### Supplied material ###

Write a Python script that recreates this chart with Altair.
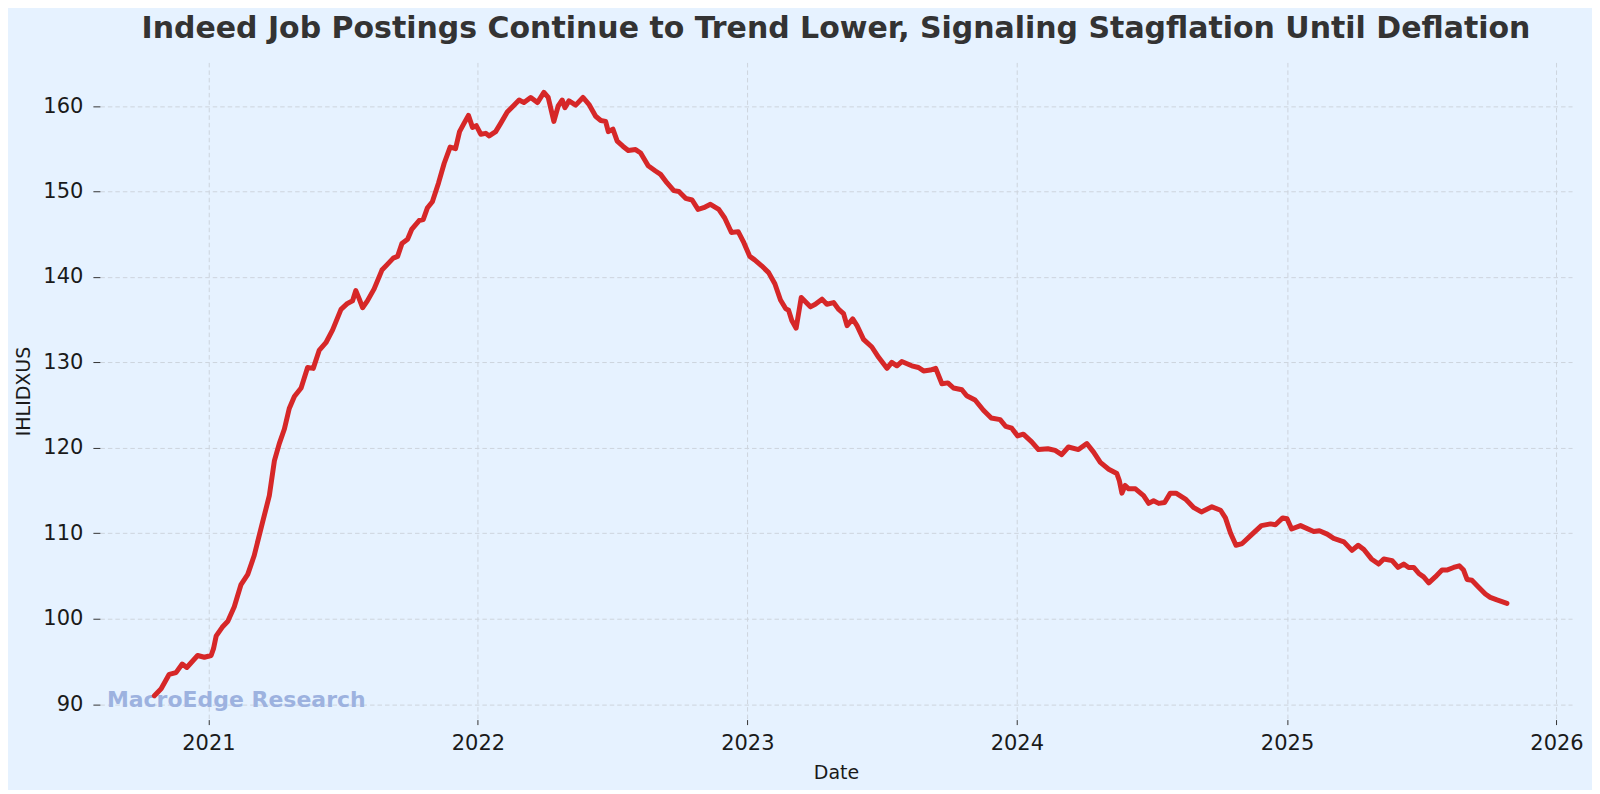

###
### Supplied material ###

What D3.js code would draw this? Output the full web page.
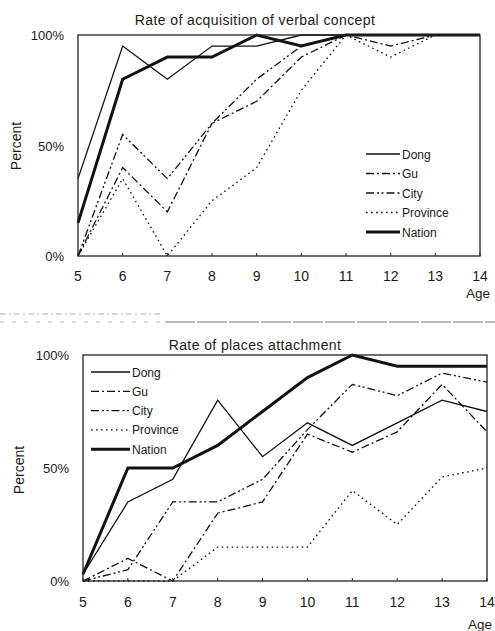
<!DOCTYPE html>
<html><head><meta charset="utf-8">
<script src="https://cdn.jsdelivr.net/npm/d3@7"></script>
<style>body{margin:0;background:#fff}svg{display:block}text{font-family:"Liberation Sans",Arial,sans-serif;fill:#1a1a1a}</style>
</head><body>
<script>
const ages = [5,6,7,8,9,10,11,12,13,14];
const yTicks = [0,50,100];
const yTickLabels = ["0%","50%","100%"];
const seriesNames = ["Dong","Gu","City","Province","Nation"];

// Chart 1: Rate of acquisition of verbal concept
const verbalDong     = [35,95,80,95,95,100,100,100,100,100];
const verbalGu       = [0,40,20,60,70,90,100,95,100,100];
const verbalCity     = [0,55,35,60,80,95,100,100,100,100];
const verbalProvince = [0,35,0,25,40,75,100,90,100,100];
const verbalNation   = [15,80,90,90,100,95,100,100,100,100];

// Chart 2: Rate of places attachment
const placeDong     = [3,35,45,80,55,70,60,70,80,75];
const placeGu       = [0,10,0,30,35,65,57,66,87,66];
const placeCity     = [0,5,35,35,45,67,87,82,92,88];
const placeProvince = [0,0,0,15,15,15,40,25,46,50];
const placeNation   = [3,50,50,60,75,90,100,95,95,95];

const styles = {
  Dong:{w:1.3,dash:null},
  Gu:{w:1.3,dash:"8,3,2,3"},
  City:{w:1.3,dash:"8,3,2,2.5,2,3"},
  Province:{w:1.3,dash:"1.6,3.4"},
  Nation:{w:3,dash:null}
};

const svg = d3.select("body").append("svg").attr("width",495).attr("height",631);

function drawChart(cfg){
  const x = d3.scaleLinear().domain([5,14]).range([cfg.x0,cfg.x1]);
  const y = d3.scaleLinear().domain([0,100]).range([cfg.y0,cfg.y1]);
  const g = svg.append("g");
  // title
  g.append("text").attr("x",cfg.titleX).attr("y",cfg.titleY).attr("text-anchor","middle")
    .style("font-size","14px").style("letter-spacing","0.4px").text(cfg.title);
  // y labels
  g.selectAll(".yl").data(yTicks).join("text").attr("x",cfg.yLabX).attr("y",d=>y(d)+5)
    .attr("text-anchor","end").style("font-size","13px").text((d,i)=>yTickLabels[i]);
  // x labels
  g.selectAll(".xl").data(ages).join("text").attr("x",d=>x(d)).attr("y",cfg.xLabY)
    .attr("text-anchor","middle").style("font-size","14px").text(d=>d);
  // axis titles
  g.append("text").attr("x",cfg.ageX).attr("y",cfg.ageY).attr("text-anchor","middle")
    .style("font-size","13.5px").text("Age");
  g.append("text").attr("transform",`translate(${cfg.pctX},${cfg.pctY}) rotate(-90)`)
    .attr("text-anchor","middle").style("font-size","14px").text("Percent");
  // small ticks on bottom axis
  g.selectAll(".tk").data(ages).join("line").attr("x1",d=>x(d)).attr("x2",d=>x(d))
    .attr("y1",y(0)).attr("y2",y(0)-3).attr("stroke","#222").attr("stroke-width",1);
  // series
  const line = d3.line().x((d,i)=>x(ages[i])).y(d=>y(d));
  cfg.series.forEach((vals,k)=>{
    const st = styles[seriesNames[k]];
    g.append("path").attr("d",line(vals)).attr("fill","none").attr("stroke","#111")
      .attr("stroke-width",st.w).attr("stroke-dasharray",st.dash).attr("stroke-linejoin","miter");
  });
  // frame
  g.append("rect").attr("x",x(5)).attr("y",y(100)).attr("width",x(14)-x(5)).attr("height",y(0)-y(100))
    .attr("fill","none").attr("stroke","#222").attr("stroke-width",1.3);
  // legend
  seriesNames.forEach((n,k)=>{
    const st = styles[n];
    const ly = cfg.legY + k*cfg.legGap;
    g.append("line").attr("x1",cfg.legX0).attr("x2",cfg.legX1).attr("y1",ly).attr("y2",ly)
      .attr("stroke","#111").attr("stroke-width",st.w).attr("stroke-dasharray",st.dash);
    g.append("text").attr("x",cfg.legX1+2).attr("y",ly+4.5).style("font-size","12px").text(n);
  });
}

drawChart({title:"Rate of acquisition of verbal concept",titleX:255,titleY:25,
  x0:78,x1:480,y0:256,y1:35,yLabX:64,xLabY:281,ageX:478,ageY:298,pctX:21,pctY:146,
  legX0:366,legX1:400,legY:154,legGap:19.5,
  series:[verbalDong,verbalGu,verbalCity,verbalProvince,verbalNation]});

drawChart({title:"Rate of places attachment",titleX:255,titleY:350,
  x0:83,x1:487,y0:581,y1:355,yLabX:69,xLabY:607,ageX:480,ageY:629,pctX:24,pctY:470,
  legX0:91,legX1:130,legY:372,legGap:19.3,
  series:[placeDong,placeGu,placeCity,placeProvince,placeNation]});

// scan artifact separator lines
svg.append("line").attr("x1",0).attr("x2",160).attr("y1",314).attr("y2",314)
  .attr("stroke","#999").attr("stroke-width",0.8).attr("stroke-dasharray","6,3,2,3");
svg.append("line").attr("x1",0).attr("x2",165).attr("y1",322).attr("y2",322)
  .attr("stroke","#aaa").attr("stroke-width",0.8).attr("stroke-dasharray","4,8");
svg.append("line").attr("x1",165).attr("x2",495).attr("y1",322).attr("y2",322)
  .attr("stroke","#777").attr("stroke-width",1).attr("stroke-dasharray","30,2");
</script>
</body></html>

###
### Supplied material ###

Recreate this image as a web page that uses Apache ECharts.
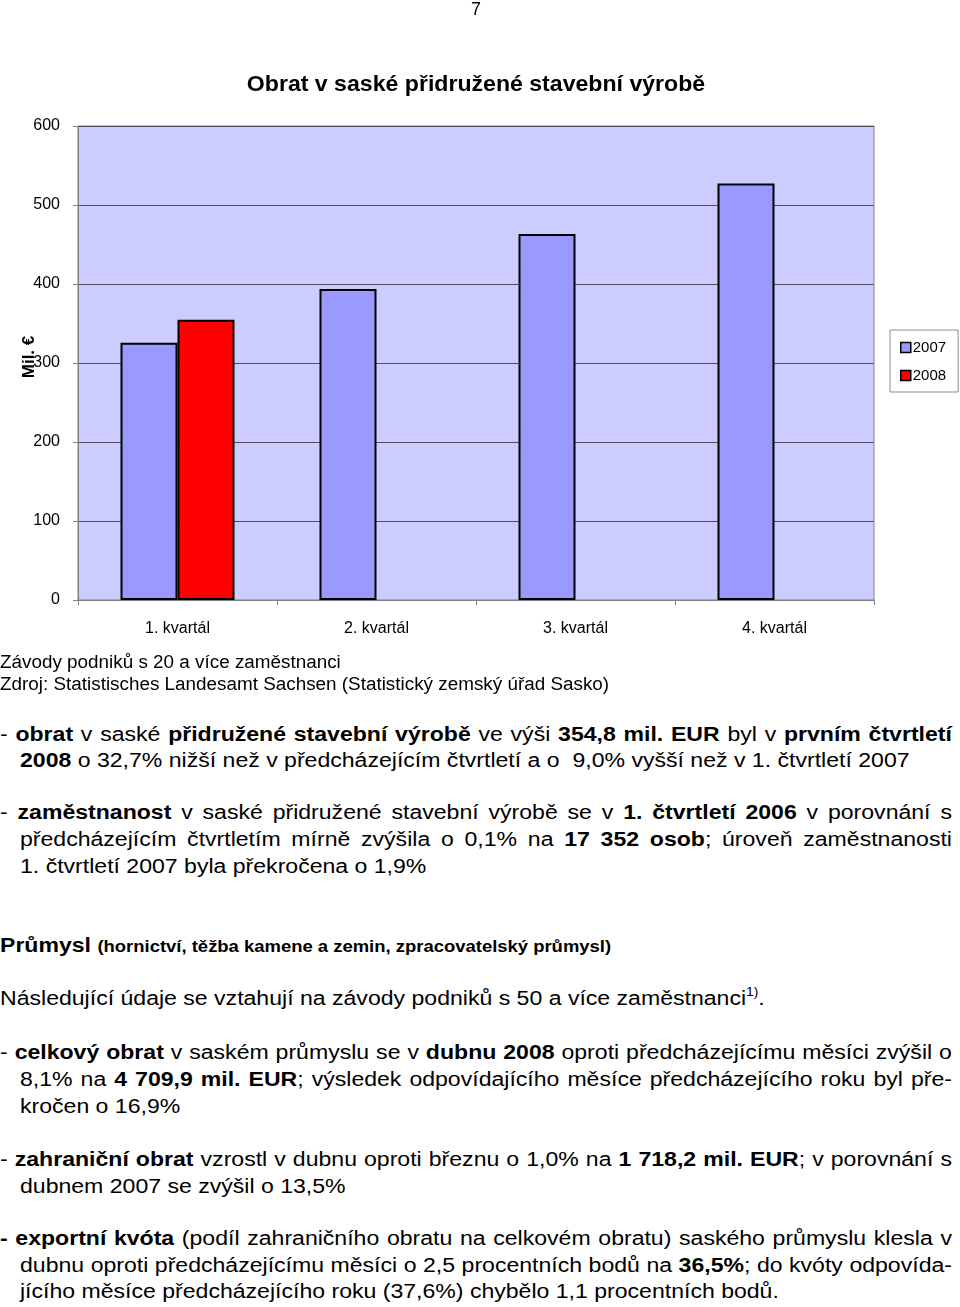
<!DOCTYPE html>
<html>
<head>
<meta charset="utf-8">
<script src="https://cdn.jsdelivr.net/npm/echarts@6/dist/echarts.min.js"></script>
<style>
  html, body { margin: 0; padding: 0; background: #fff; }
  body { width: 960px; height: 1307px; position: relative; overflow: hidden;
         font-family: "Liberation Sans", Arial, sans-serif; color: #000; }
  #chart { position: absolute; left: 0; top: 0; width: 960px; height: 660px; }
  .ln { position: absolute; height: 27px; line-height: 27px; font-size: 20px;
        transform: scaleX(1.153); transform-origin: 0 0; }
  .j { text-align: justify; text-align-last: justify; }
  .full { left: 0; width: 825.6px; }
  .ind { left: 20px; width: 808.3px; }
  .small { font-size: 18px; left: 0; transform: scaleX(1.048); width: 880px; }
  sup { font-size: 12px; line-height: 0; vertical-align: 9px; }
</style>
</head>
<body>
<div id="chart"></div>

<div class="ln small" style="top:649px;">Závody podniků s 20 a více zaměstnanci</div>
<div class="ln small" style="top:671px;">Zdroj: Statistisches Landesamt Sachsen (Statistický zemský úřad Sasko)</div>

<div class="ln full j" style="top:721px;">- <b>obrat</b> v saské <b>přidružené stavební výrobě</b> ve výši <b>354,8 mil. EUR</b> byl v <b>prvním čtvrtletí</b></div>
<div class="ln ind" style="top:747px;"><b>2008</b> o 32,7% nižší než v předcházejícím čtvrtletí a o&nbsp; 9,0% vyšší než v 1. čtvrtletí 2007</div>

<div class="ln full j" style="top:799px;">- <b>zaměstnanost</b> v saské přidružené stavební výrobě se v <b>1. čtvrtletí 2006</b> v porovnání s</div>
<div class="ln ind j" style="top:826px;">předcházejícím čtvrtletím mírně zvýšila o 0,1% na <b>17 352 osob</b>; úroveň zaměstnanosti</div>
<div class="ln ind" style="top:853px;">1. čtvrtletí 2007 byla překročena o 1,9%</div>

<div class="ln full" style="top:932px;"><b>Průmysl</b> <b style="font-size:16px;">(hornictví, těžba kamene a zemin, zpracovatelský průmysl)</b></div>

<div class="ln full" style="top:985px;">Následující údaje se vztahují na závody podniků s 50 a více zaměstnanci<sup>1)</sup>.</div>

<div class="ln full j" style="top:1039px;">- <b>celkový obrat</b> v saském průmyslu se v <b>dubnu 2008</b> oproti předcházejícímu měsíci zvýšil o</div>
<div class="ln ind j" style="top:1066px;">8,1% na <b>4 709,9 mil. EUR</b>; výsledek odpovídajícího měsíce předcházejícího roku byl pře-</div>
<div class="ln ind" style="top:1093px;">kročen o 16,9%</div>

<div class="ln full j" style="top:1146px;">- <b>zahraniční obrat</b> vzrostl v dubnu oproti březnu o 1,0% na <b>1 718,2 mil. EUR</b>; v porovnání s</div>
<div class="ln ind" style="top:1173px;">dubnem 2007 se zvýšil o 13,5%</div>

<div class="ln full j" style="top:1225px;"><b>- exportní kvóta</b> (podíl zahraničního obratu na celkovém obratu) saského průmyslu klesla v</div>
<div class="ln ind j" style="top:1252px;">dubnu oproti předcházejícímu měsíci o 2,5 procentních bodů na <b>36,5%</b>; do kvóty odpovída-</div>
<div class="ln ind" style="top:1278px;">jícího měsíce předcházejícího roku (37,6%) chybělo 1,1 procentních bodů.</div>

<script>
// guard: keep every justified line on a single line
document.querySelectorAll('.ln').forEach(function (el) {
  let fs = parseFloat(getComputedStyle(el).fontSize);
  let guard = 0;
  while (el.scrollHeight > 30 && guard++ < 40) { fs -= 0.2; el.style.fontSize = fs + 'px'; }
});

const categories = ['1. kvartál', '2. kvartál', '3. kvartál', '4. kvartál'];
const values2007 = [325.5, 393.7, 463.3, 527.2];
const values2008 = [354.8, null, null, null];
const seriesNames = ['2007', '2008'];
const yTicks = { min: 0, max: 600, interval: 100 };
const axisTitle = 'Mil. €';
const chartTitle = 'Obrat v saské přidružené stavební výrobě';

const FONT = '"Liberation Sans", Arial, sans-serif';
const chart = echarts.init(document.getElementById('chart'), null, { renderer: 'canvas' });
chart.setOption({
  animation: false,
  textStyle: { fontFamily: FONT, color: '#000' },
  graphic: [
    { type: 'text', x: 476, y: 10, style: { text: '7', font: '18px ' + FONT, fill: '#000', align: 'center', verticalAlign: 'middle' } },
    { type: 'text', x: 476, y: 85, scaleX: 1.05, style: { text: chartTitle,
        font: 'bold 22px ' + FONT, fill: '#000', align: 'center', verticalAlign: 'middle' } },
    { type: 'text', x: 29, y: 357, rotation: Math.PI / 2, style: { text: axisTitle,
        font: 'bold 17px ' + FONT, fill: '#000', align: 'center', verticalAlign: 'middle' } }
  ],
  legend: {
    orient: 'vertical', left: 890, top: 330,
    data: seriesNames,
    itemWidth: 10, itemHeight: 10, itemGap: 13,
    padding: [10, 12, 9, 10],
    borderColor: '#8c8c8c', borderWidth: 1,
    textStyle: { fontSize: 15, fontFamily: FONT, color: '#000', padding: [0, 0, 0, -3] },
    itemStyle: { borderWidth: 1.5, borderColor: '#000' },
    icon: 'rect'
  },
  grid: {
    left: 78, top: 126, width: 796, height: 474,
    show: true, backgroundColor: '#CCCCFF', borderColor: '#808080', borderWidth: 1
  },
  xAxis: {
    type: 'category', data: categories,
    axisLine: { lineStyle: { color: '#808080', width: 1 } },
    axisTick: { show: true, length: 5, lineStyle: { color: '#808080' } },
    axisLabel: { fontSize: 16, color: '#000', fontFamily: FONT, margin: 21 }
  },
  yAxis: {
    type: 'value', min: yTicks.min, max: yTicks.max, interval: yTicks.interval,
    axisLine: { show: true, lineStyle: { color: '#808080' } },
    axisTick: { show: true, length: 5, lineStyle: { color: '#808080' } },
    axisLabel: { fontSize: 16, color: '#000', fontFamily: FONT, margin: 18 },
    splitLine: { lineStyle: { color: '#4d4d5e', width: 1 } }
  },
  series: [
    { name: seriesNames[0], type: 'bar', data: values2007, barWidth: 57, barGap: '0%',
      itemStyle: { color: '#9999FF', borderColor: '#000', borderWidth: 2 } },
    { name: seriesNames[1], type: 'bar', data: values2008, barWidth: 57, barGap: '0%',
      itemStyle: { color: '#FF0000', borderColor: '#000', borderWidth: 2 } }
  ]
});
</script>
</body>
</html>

###

## To do
Transcribe the lines between the one holding "Recreate this image" and the one holding "1. čtvrtletí 2007</div>", inclusive, and leave out any pictures.

## Full output
Recreate this image as a web page that uses Apache ECharts.
<!DOCTYPE html>
<html>
<head>
<meta charset="utf-8">
<script src="https://cdn.jsdelivr.net/npm/echarts@6/dist/echarts.min.js"></script>
<style>
  html, body { margin: 0; padding: 0; background: #fff; }
  body { width: 960px; height: 1307px; position: relative; overflow: hidden;
         font-family: "Liberation Sans", Arial, sans-serif; color: #000; }
  #chart { position: absolute; left: 0; top: 0; width: 960px; height: 660px; }
  .ln { position: absolute; height: 27px; line-height: 27px; font-size: 20px;
        transform: scaleX(1.153); transform-origin: 0 0; }
  .j { text-align: justify; text-align-last: justify; }
  .full { left: 0; width: 825.6px; }
  .ind { left: 20px; width: 808.3px; }
  .small { font-size: 18px; left: 0; transform: scaleX(1.048); width: 880px; }
  sup { font-size: 12px; line-height: 0; vertical-align: 9px; }
</style>
</head>
<body>
<div id="chart"></div>

<div class="ln small" style="top:649px;">Závody podniků s 20 a více zaměstnanci</div>
<div class="ln small" style="top:671px;">Zdroj: Statistisches Landesamt Sachsen (Statistický zemský úřad Sasko)</div>

<div class="ln full j" style="top:721px;">- <b>obrat</b> v saské <b>přidružené stavební výrobě</b> ve výši <b>354,8 mil. EUR</b> byl v <b>prvním čtvrtletí</b></div>
<div class="ln ind" style="top:747px;"><b>2008</b> o 32,7% nižší než v předcházejícím čtvrtletí a o&nbsp; 9,0% vyšší než v 1. čtvrtletí 2007</div>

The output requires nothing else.